**WHAT THE EXERCISE ASKS**
Omit any picture, and return the remaining data exactly as written.

**SOURCE EXCERPT**
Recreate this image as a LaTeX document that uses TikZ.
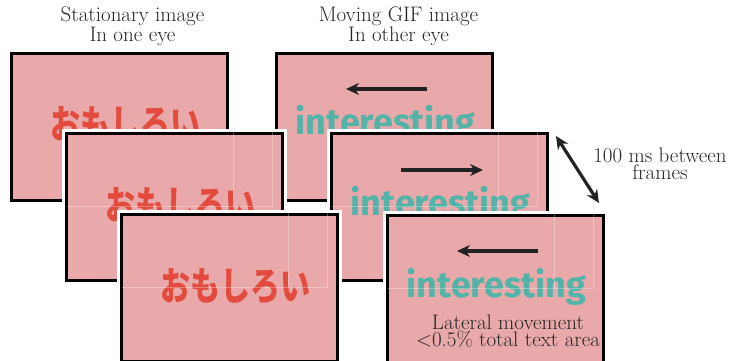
\documentclass[tikz,border=0pt]{standalone}
\usepackage{fontspec}
\usepackage{graphicx}
\newfontfamily\jpfont{Noto Sans CJK JP}
\newfontfamily\wordfont{Fira Sans}
\usetikzlibrary{arrows.meta}
\definecolor{framepink}{HTML}{E9A8A9}
\definecolor{kanared}{HTML}{E24B3D}
\definecolor{wordteal}{HTML}{52B4A9}
\definecolor{arrowink}{HTML}{222222}
\begin{document}
\begin{tikzpicture}[x=1pt,y=-1pt,
  frame/.style={draw=black, line width=3pt, fill=framepink,
    minimum width=216pt, minimum height=147pt, inner sep=0pt, outer sep=0pt},
  haloframe/.style={frame, preaction={draw=white, line width=9pt}},
  seam/.style={draw=white, opacity=0.3, line width=0.7pt},
  kana/.style={text=kanared, inner sep=0pt, anchor=base,
    font=\jpfont\bfseries\fontsize{30}{30}\selectfont},
  word/.style={text=wordteal, inner sep=0pt, anchor=base,
    font=\wordfont\bfseries\fontsize{36}{36}\selectfont},
  caption/.style={align=center, inner sep=0pt, anchor=base, text=black!85,
    font=\fontsize{21}{16.5}\selectfont},
  notecaption/.style={caption, font=\fontsize{21}{17}\selectfont},
  motion/.style={draw=arrowink, line width=3.2pt, -{Stealth[length=13pt,width=12pt]}},
  lapse/.style={draw=arrowink, line width=3.2pt,
    {Stealth[length=13pt,width=12pt]}-{Stealth[length=13pt,width=12pt]}},
]
\useasboundingbox (0,0) rectangle (732,361);
\clip (0,0) rectangle (732,361);

% faint tile seams inside a frame, given by its name
\newcommand\tileseams[1]{%
  \draw[seam] ([shift={(58.5,-75)}]#1.center) -- ([shift={(58.5,-1)}]#1.center);
  \draw[seam] ([shift={(97.5,-75)}]#1.center) -- ([shift={(97.5,-1)}]#1.center)
              -- ([shift={(-108,-1)}]#1.center);
}

% captions above the two columns
\node[caption] (capL) at (132.5,41.5) {Stationary image\\In one eye};
\node[caption] (capR) at (398.5,41.5) {Moving GIF image\\In other eye};

% first frames
\node[frame] (L1) at (119.5,127) {};
\node[kana] (L1t) at ([shift={(6,12)}]L1.center) {\scalebox{1}[1.3]{おもしろい}};
\node[frame] (R1) at (384.5,127) {};
\node[word] (R1t) at ([shift={(1,8)}]R1.center) {interesting};
\coordinate (R1s) at ([shift={(42.5,-38)}]R1.center);
\coordinate (R1e) at ([shift={(-38.5,-38)}]R1.center);
\draw[motion] (R1s) -- (R1e);

% second frames
\node[haloframe] (L2) at (174.5,207) {};
\node[kana] (L2t) at ([shift={(6,12)}]L2.center) {\scalebox{1}[1.3]{おもしろい}};
\tileseams{L2}
\node[haloframe] (R2) at (439.5,207) {};
\node[word] (R2t) at ([shift={(1,8)}]R2.center) {interesting};
\tileseams{R2}
\coordinate (R2s) at ([shift={(-38.5,-37)}]R2.center);
\coordinate (R2e) at ([shift={(43.5,-37)}]R2.center);
\draw[motion] (R2s) -- (R2e);

% third frames
\node[haloframe] (L3) at (229.5,288) {};
\node[kana] (L3t) at ([shift={(6,12)}]L3.center) {\scalebox{1}[1.3]{おもしろい}};
\tileseams{L3}
\node[haloframe] (R3) at (495.5,289) {};
\node[word] (R3t) at ([shift={(1,8)}]R3.center) {interesting};
\tileseams{R3}
\coordinate (R3s) at ([shift={(42.5,-38)}]R3.center);
\coordinate (R3e) at ([shift={(-38.5,-38)}]R3.center);
\draw[motion] (R3s) -- (R3e);
\node[notecaption] (capM) at (508,346) {Lateral movement\\<0.5\% total text area};

% timing between frames
\coordinate (gapA) at (556,136);
\coordinate (gapB) at (599,203);
\draw[lapse] (gapA) -- (gapB);
\node[notecaption] (capT) at (660,179) {100 ms between\\frames};
\end{tikzpicture}
\end{document}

**REPLY TO THE EXERCISE**
Recreate this image as a LaTeX document that uses TikZ.
\documentclass[tikz,border=0pt]{standalone}
\usepackage{fontspec}
\usepackage{graphicx}
\newfontfamily\jpfont{Noto Sans CJK JP}
\newfontfamily\wordfont{Fira Sans}
\usetikzlibrary{arrows.meta}
\definecolor{framepink}{HTML}{E9A8A9}
\definecolor{kanared}{HTML}{E24B3D}
\definecolor{wordteal}{HTML}{52B4A9}
\definecolor{arrowink}{HTML}{222222}
\begin{document}
\begin{tikzpicture}[x=1pt,y=-1pt,
  frame/.style={draw=black, line width=3pt, fill=framepink,
    minimum width=216pt, minimum height=147pt, inner sep=0pt, outer sep=0pt},
  haloframe/.style={frame, preaction={draw=white, line width=9pt}},
  seam/.style={draw=white, opacity=0.3, line width=0.7pt},
  kana/.style={text=kanared, inner sep=0pt, anchor=base,
    font=\jpfont\bfseries\fontsize{30}{30}\selectfont},
  word/.style={text=wordteal, inner sep=0pt, anchor=base,
    font=\wordfont\bfseries\fontsize{36}{36}\selectfont},
  caption/.style={align=center, inner sep=0pt, anchor=base, text=black!85,
    font=\fontsize{21}{16.5}\selectfont},
  notecaption/.style={caption, font=\fontsize{21}{17}\selectfont},
  motion/.style={draw=arrowink, line width=3.2pt, -{Stealth[length=13pt,width=12pt]}},
  lapse/.style={draw=arrowink, line width=3.2pt,
    {Stealth[length=13pt,width=12pt]}-{Stealth[length=13pt,width=12pt]}},
]
\useasboundingbox (0,0) rectangle (732,361);
\clip (0,0) rectangle (732,361);

% faint tile seams inside a frame, given by its name
\newcommand\tileseams[1]{%
  \draw[seam] ([shift={(58.5,-75)}]#1.center) -- ([shift={(58.5,-1)}]#1.center);
  \draw[seam] ([shift={(97.5,-75)}]#1.center) -- ([shift={(97.5,-1)}]#1.center)
              -- ([shift={(-108,-1)}]#1.center);
}

% captions above the two columns
\node[caption] (capL) at (132.5,41.5) {Stationary image\\In one eye};
\node[caption] (capR) at (398.5,41.5) {Moving GIF image\\In other eye};

% first frames
\node[frame] (L1) at (119.5,127) {};
\node[kana] (L1t) at ([shift={(6,12)}]L1.center) {\scalebox{1}[1.3]{おもしろい}};
\node[frame] (R1) at (384.5,127) {};
\node[word] (R1t) at ([shift={(1,8)}]R1.center) {interesting};
\coordinate (R1s) at ([shift={(42.5,-38)}]R1.center);
\coordinate (R1e) at ([shift={(-38.5,-38)}]R1.center);
\draw[motion] (R1s) -- (R1e);

% second frames
\node[haloframe] (L2) at (174.5,207) {};
\node[kana] (L2t) at ([shift={(6,12)}]L2.center) {\scalebox{1}[1.3]{おもしろい}};
\tileseams{L2}
\node[haloframe] (R2) at (439.5,207) {};
\node[word] (R2t) at ([shift={(1,8)}]R2.center) {interesting};
\tileseams{R2}
\coordinate (R2s) at ([shift={(-38.5,-37)}]R2.center);
\coordinate (R2e) at ([shift={(43.5,-37)}]R2.center);
\draw[motion] (R2s) -- (R2e);

% third frames
\node[haloframe] (L3) at (229.5,288) {};
\node[kana] (L3t) at ([shift={(6,12)}]L3.center) {\scalebox{1}[1.3]{おもしろい}};
\tileseams{L3}
\node[haloframe] (R3) at (495.5,289) {};
\node[word] (R3t) at ([shift={(1,8)}]R3.center) {interesting};
\tileseams{R3}
\coordinate (R3s) at ([shift={(42.5,-38)}]R3.center);
\coordinate (R3e) at ([shift={(-38.5,-38)}]R3.center);
\draw[motion] (R3s) -- (R3e);
\node[notecaption] (capM) at (508,346) {Lateral movement\\<0.5\% total text area};

% timing between frames
\coordinate (gapA) at (556,136);
\coordinate (gapB) at (599,203);
\draw[lapse] (gapA) -- (gapB);
\node[notecaption] (capT) at (660,179) {100 ms between\\frames};
\end{tikzpicture}
\end{document}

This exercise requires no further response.